= Financial District (Kansas City, Missouri) =

Neighborhood in the center of Downtown Kansas City

The Financial District of Kansas City, Missouri is a neighborhood in the center of Downtown Kansas City. It is bordered roughly by Ninth Street to the north, Oak Street to the east, Baltimore Avenue to the west, and Interstate 670 (Kansas-Missouri) to the south. The neighborhood includes many of the city's largest offices, and headquarters of much of Kansas City's major financial institutions.

The neighborhood is rich in diverse architecture, spanning from historic nineteenth century highrises and classic Art Deco structures such as the Kansas City Power and Light Building, to international, modernist, and postmodern architecture. Many of Kansas City's tallest skyscrapers dominate the area, all with Class A office space, such as One Kansas City Place (Missouri's tallest habitable building), City Center Square, Town Pavilion, and 1201 Walnut. Many of the buildings have light features that illuminate the city's towers at night, contributing to the uniqueness of Kansas City's skyline.

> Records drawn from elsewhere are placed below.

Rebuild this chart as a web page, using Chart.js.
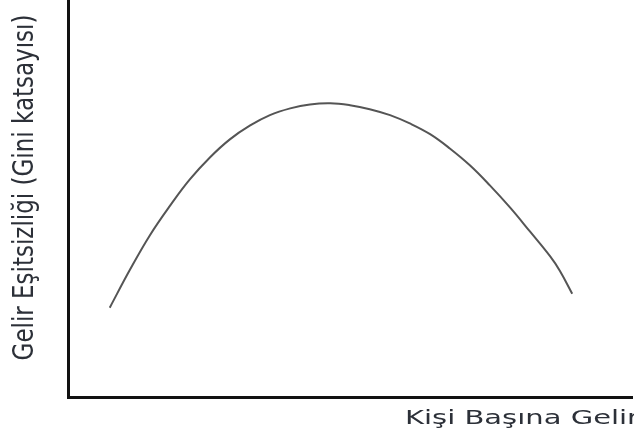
<!DOCTYPE html>
<html>
<head>
<meta charset="utf-8">
<script src="https://cdn.jsdelivr.net/npm/chart.js@4.4.1/dist/chart.umd.min.js"></script>
<style>
    html, body { margin: 0; padding: 0; background: #fff; overflow: hidden; }
    #wrap { width: 634px; height: 438px; }
</style>
</head>
<body>
<div id="wrap"><canvas id="kuznets"></canvas></div>
<script>
// Kuznets curve, values (arbitrary 0-100 units)
const incomeX = [7.4, 11.0, 14.5, 18.1, 21.6, 25.2, 28.7, 32.3, 35.8, 39.4, 42.9, 46.5,
                 50.0, 53.5, 57.1, 60.6, 64.2, 67.7, 71.3, 74.8, 78.4, 81.9, 85.5, 87.2, 89.4];
const giniY = [22.5, 32.1, 40.7, 48.2, 54.8, 60.4, 64.9, 68.4, 71.0, 72.7, 73.7, 74.0,
               73.5, 72.5, 71.0, 68.9, 66.2, 62.6, 58.3, 53.3, 47.7, 41.7, 35.4, 31.8, 26.0];

const xTitle = 'Kişi Başına Gelir';
const yTitle = 'Gelir Eşitsizliği (Gini katsayısı)';

const points = incomeX.map((x, i) => ({ x: x, y: giniY[i] }));

// the scanned figure is stretched sideways, so the titles are drawn by hand with a wider scale
const axisTitles = {
    id: 'axisTitles',
    afterDraw(chart) {
        const ctx = chart.ctx;
        const area = chart.chartArea;
        ctx.save();
        ctx.fillStyle = '#2c3038';
        ctx.textBaseline = 'middle';

        // x title: starts under the right part of the axis and runs off the edge
        ctx.save();
        ctx.translate(area.right - 227, area.bottom + 22);
        ctx.scale(1.45, 1);
        ctx.font = '20px "DejaVu Sans", Verdana, sans-serif';
        ctx.textAlign = 'left';
        ctx.fillText(xTitle, 0, 0);
        ctx.restore();

        // y title: rotated, left of the axis
        ctx.save();
        ctx.translate(area.left - 42, area.top + (area.bottom - area.top) / 2 - 11);
        ctx.scale(1.2, 1);
        ctx.rotate(-Math.PI / 2);
        ctx.font = '23px "DejaVu Sans", Verdana, sans-serif';
        ctx.textAlign = 'center';
        ctx.fillText(yTitle, 0, 0);
        ctx.restore();

        ctx.restore();
    }
};

new Chart(document.getElementById('kuznets'), {
    type: 'line',
    data: {
        datasets: [{
            data: points,
            borderColor: '#555555',
            borderWidth: 2,
            pointRadius: 0,
            fill: false,
            tension: 0.4
        }]
    },
    options: {
        responsive: true,
        maintainAspectRatio: false,
        animation: false,
        layout: { padding: { left: 60, right: 2, top: 0, bottom: 33 } },
        plugins: {
            legend: { display: false },
            tooltip: { enabled: false }
        },
        scales: {
            x: {
                type: 'linear',
                min: 0,
                max: 100,
                grid: { display: false },
                ticks: { display: false },
                border: { display: true, color: '#111', width: 3 }
            },
            y: {
                min: 0,
                max: 100,
                grid: { display: false },
                ticks: { display: false },
                border: { display: true, color: '#111', width: 3 }
            }
        }
    },
    plugins: [axisTitles]
});
</script>
</body>
</html>
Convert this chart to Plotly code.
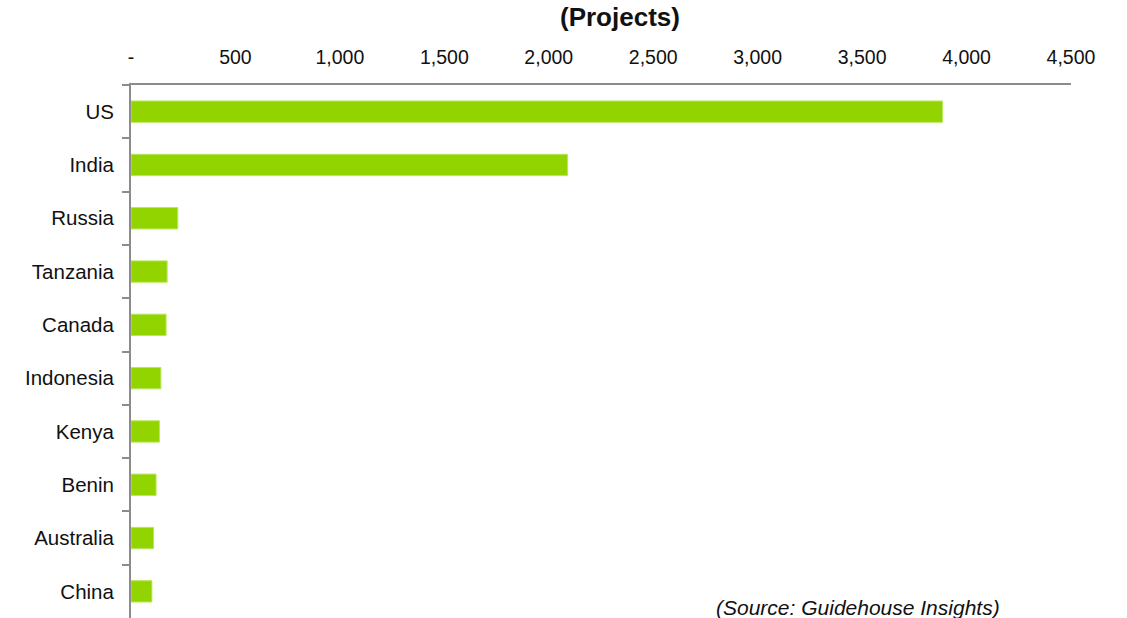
import plotly.graph_objects as go

countries = ["US", "India", "Russia", "Tanzania", "Canada", "Indonesia",
             "Kenya", "Benin", "Australia", "China"]
projects = [3885, 2090, 224, 173, 168, 143, 136, 120, 108, 100]

tick_vals = [0, 500, 1000, 1500, 2000, 2500, 3000, 3500, 4000, 4500]
tick_text = ["-", "500", "1,000", "1,500", "2,000", "2,500", "3,000",
             "3,500", "4,000", "4,500"]

FONT = "Liberation Sans, Arial, sans-serif"

fig = go.Figure(go.Bar(
    x=projects,
    y=countries,
    orientation="h",
    width=0.4,
    marker=dict(color="#92D400", line=dict(color="#B8E65C", width=1)),
))

fig.update_layout(
    width=1127, height=618,
    margin=dict(l=131, r=56, t=85, b=0),
    paper_bgcolor="white", plot_bgcolor="white",
    showlegend=False,
    font=dict(family=FONT, size=20, color="#111111"),
    bargap=0.6,
)

fig.update_xaxes(
    side="top",
    range=[0, 4500],
    tickvals=tick_vals,
    ticktext=tick_text,
    showgrid=False,
    zeroline=False,
    showline=True,
    linecolor="#8c8c8c",
    linewidth=2,
    ticks="",
    ticklabelstandoff=11,
    tickfont=dict(size=19.5, color="#111111"),
)

fig.update_yaxes(
    categoryorder="array",
    categoryarray=countries,
    autorange="reversed",
    showgrid=False,
    zeroline=False,
    showline=True,
    linecolor="#8c8c8c",
    linewidth=2,
    ticks="outside",
    ticklen=7,
    tickwidth=2,
    tickcolor="#8c8c8c",
    tickson="boundaries",
    ticklabelstandoff=11,
    tickfont=dict(size=20.5, color="#111111"),
)

fig.add_annotation(
    text="<b>(Projects)</b>",
    xref="paper", yref="paper",
    x=(620 - 131) / 940, y=1 + (85 - 17) / 533,
    xanchor="center", yanchor="middle",
    showarrow=False,
    font=dict(family=FONT, size=26, color="#111111"),
)

fig.add_annotation(
    text="<i>(Source: Guidehouse Insights)</i>",
    xref="paper", yref="paper",
    x=(858 - 131) / 940, y=(618 - 607) / 533,
    xanchor="center", yanchor="middle",
    showarrow=False,
    font=dict(family=FONT, size=21, color="#111111"),
)

fig.write_html("out.html")
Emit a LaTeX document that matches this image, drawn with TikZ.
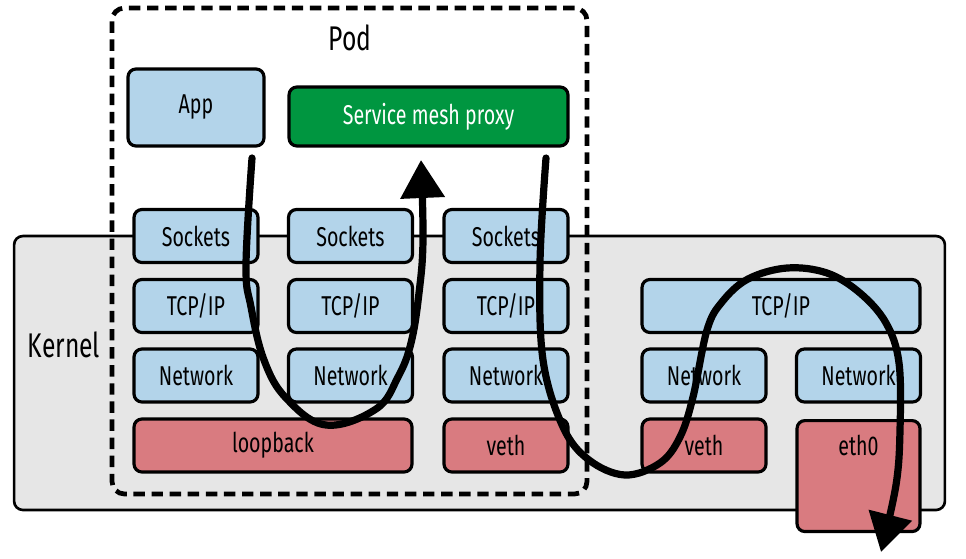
\documentclass[tikz,border=0pt]{standalone}
\usepackage{fontspec}
\setmainfont{Fira Sans}[FakeStretch=0.72]
\usepackage{tikz}
\usetikzlibrary{arrows.meta,positioning}
\definecolor{layerblue}{RGB}{179,212,234}
\definecolor{devred}{RGB}{217,123,128}
\definecolor{meshgreen}{RGB}{0,150,64}
\definecolor{kernelgray}{RGB}{230,230,230}
\tikzset{
  layer/.style={draw, line width=1.8pt, rounded corners=4.5pt, fill=layerblue,
    inner sep=0pt, minimum width=2.48cm, minimum height=1.06cm,
    font=\fontsize{15.5}{18}\selectfont},
  device/.style={layer, fill=devred},
  flow/.style={line width=4.1pt, line cap=round,
    -{Triangle[length=0.76cm,width=0.86cm]}},
  biglabel/.style={font=\fontsize{19.5}{22}\selectfont},
}
\begin{document}
\begin{tikzpicture}[x=0.02cm,y=-0.02cm]
\useasboundingbox (0,0) rectangle (966,558);

% kernel and pod frames
\node[draw, line width=1.5pt, rounded corners=5pt, fill=kernelgray,
  minimum width=18.62cm, minimum height=5.48cm] (kernel) at (479.5,373) {};
\node[biglabel] (kernellabel) at (64,345) {Kernel};
\node[draw, line width=2.7pt, rounded corners=7pt,
  dash pattern=on 6.5pt off 3.8pt,
  minimum width=9.5cm, minimum height=9.72cm] (pod) at (349.5,251) {};
\node[biglabel] (podlabel) at (350,38) {Pod};

% user space
\node[layer, minimum width=2.72cm, minimum height=1.54cm] (app) at (196,107.5) {App};
\node[layer, fill=meshgreen, text=white, minimum width=5.58cm,
  minimum height=1.18cm] (proxy) at (428.5,116.5) {Service mesh proxy};

% stacks inside the pod
\node[layer] (sockA) at (196,236) {Sockets};
\node[layer] (sockB) at (350.5,236) {Sockets};
\node[layer] (sockC) at (506,236) {Sockets};
\node[layer] (tcpA) at (196,306) {TCP/IP};
\node[layer] (tcpB) at (350.5,306) {TCP/IP};
\node[layer] (tcpC) at (506,306) {TCP/IP};
\node[layer] (netA) at (196,375.5) {Network};
\node[layer] (netB) at (350.5,375.5) {Network};
\node[layer] (netC) at (506,375.5) {Network};
\node[device, minimum width=5.56cm] (lo) at (273,445.5) {loopback};
\node[device] (vethpod) at (506,445.5) {veth};

% host side
\node[layer, minimum width=5.56cm] (tcphost) at (781,306) {TCP/IP};
\node[layer] (nethostA) at (704,375.5) {Network};
\node[layer] (nethostB) at (858.5,375.5) {Network};
\node[device] (vethhost) at (704,445.5) {veth};
\node[device, minimum width=2.46cm, minimum height=2.22cm, anchor=north] (eth) at (858.5,419) {};
\node[below=0.2cm, font=\fontsize{15.5}{18}\selectfont] (ethlabel) at (eth.north) {eth0};

% packet paths
\draw[flow] plot[smooth, tension=0.65] coordinates {(252,158) (246,265) (251,307)
  (264,360) (286,398) (326,425) (376,409) (398,377) (411,343) (419,293)
  (423,240) (421,160)};
\draw[flow] plot[smooth, tension=0.6] coordinates {(546,158) (540,263) (543,360)
  (563,427) (589,460) (625,475) (660,463) (680,437) (693,397) (707,330)
  (722,302) (748,279) (787,268) (827,273) (860,293) (886,323) (899,363)
  (900,430) (896,485) (881,552)};
\end{tikzpicture}
\end{document}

Previously, the neighborhood was considered to be primarily a destination for daytime traders and office workers from in and around the Kansas City Metropolitan Area. The neighborhood now has a growing number of full-time residents, with estimates made in 2008 showing that there were approximately 16,000 people living in the area, a jump from the ten thousand living there in 2000. Many of the neighborhood's older highrises have been renovated into lofts and condominiums, catering to young professionals living and working in the city.